Thoreau's
Laundry

<Ann Harleman
(Southern Methodist University Press)
How do you shape a short story? The same way that porcupines make love. Very carefully. In the craft one has to drop the reader in a strange new world; make one feel not so strange, quickly; and then get on with it.

There are twelve stories here: brief, well-written, well-shaped. Take the title story, "Thoreau's Laundry." Celia is a maxillofacial prosthetist. She makes people-parts for people who have lost ears or eyes or noses.

That's her job and that's the frame of the story --- but below this implied agony is yet another agony. She helps people who have lost part of themselves ... but she has lost something too. Her husband Simon has come down with multiple sclerosis and she is caring for him. The two of them have lost part of his body and part of their life from before: He is not the same man she married twenty years ago.

She is tired: not from her job, but from last night's emergency. She and Simon had spent most of last night in the ER. "His catheter had gone AWOL at one in the morning," she explains. He's in pain and she can't fix it, and she spent much of the early hours "repeating her husband's history over and over, to a succession of twelve-year-olds in lab coats and stethoscopes."

§     §     §

In 2003 we reviewed Tumbling After by Susan Parker. It told, for the first time, at least in our memory, a refreshingly direct account of one who cares for a disabled family member, in this case, Susan's husband. He was not a quadriplegic when she married him but after the bicycle accident and for the rest of his life he is just that, a man with no use of arms nor legs (nor bowel nor bladder).

Susan has apparently, over the years, cared for him lovingly and well; what she tells us of her new life is funny, tender and heart-rending.

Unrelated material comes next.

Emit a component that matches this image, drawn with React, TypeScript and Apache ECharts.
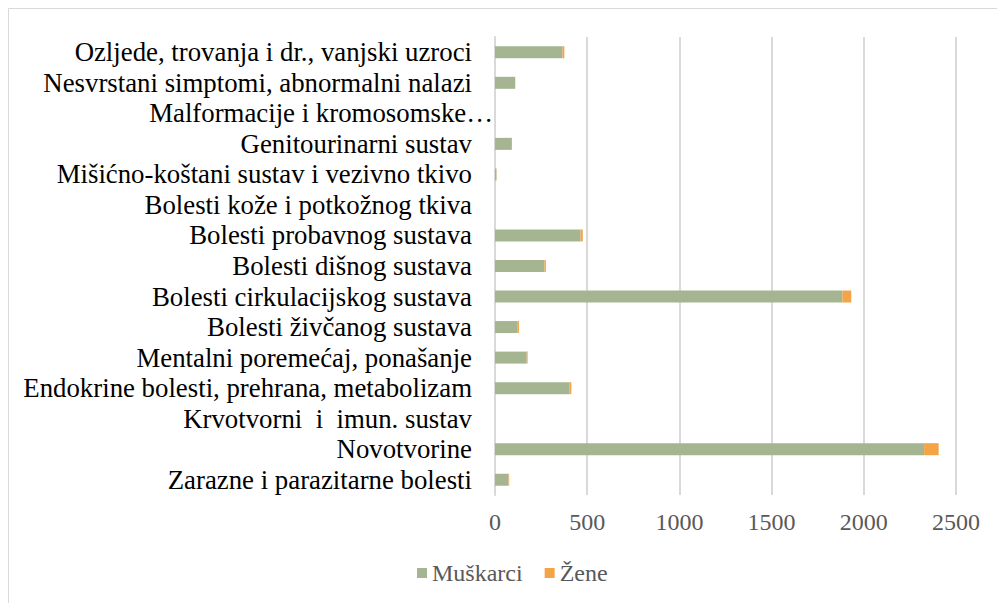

When we lose something (a part of the body; a part of our history) things can go strange. The one you married yesterday may be someone else tomorrow. To care for Ralph (or Simon, or whoever it is over there in the wheelchair) turns into a full-time job, and certainly changes your day-to-day.

Some choose to take it on with patience and affection and humor. Others disappear or call in the martyr chip (or the nursing home manager). Those who choose to stay with it are part of Susan's story ... and, in this book, Ann Harleman's.

In "Thoreau's Laundry" and "Meanwhile" we encounter a husband with CPMS, chronic progressive multiple sclerosis. What's a good woman to do? According to Dr. Jacques, Simon's urologist,

    Zere are two kind of woman. Zee kind which divorce zee 'andicapped and zee kind which marree zem.

Only two? No. There are others. There are those who choose to stay on with Ralph and Simon and Dan and take care of them, no matter what. And, too, there are those who choose to stay on with the Ralphs and Simons and Dans and, while ministering to them, take on another man. A lover? Yes. With guilt? Sure. With shame? Maybe. With love? Why not?

In "Meanwhile," we learn of the outside affair through e-mails that break in through the story here and there. There is Celia who cares for Dan and there is Celia who is also "lioness@earthlink.net." Her new lover is "graywolf@hotmail.com."

Graywolf advises her that there is "some sense of amputation with the minus of you." For their upcoming visit, he asks her to

    wear something that shows your beautiful arms and under it nothing.

Is it wrong for Celia the "lioness" (or anyone else for that matter) to be involved in such an affair as she is caring for a very drastically different husband? Who are we to say? And what are we to say?

You have been elected (by me; by you; by chance) as my caretaker. From time to time, we will remember the times from before (before lifts, in-dwelling catheters, the injections, the occasional trips to the ER). But what am I to do if you visit this graywolf who wonders why "ididn't take away some of yur beautiful flesh in my predatory mouth?" Should I know about him? Should I want to know? If I do, should I be angry? Hurt? Devastated?

What is a good man (or a good woman) to do?